对出队和入队使用两个不同的锁，即putLock和takeLock，为了避免更新元素计数的时候需要同时获取两个锁，这里使用一个AtomicInteger来计数。这样出队入队可以并发执行，提高性能。到这里还是可以理解的，但是里面又提到为了避免在put的时候需要获取takeLock或者take的时候需要获取putLock，使用了cascading notifies，这玩意还是第一次听到。
其实现的iterator是weakly consistent，即弱一致性迭代器，之前有所耳闻，但是也没有怎么深入去了解，看了下API的描述weakly consistent iterators，倒也挺简单，大概意思是迭代器可以和其他操作并发执行，且不会抛出ConcurrentModificationException，即不是fail-fast的；更重要的是遍历过程中的同步修改不一定会体现出来，比如第一个元素已经遍历过，然后被其他线程删除了，对迭代器来说就不可见了。到这里也还是可以理解的，但是上面的注释又提到了为了提高GC性能，使用了self-link，这也是个新名词。

下面结合代码谈谈自己的理解，如有错误之处望指正！

cascading notifies

Google的一下，一无所获；百度倒是拿到了一个知乎的回答，这是一个跟C++有关的，解释很简单，就是会遗漏notify，造成饥饿，然后给了个链接指向上面LinkedBlockingQueue的代码作为实现的参考。看来这是个冷门知识。还好上面的注释中有更详细的解释：

当一个put操作加入了一个元素，至少可以提供一次take操作的时候，就会signal一个taker，这个taker在做take操作的时候会检查从put操作通知他到到他去take这个过程是否有更多元素进来，有的话会去signal其他taker，然后其他taker有继续signal其他的taker，如此往下，形成级联通知(直译，貌似还挺能表达这个意思)。take操作对puter的通知也是类似的操作。

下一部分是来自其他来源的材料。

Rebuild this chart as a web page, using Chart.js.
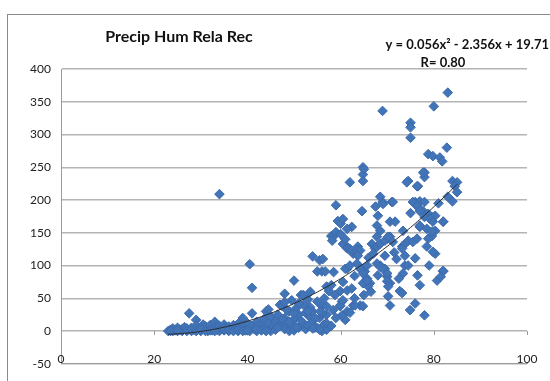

简单说就是puter自己通知puter，taker自己通知taker，这和传统的producer-consumer模式稍有不同。这里以put操作为例解释下代码：

1    public void put(E e) throws InterruptedException {2       if (e == null) throw new NullPointerException();3      int c = -1;4        Node<E> node = new Node<E>(e);5        final ReentrantLock putLock = this.putLock;6       final AtomicInteger count = this.count;7        putLock.lockInterruptibly();8        try {9           while (count.get() == capacity) {10                notFull.await();11            }12            enqueue(node);13            c = count.getAndIncrement();14           if (c + 1 < capacity)15               notFull.signal();16        } finally {17            putLock.unlock();18        }19        if (c == 0)20            signalNotEmpty();
       }

21    public E take() throws InterruptedException {22        E x;23        int c = -1;24        final AtomicInteger count = this.count;25        final ReentrantLock takeLock = this.takeLock;26        takeLock.lockInterruptibly();27        try {28            while (count.get() == 0) {29                notEmpty.await();30            }31            x = dequeue();32            c = count.getAndDecrement();33            if (c > 1)34                notEmpty.signal();35        } finally {36            takeLock.unlock();37       }38        if (c == capacity)39            signalNotFull();40        return x;41    }

    private void signalNotEmpty() {        final ReentrantLock takeLock = this.takeLock;
        takeLock.lock();        try {
            notEmpty.signal();
        } finally {
            takeLock.unlock();
        }
    }

take函数当没有元素的时候会调用notEmpty.await()阻塞(29#)，等待put元素进来，可能会有多个线程在这里阻塞。
现在调用put函数，插入一个元素。12#执行入队操作，13#递增计数，返回的是递增前的计数，如果递增前为0，说明之前队列是空的，调用signalNotEmpty(20#)，通知上一步阻塞的线程，但是这里需要获取到takeLock，而且只能唤醒其中一个线程，如果有多个线程其他继续阻塞。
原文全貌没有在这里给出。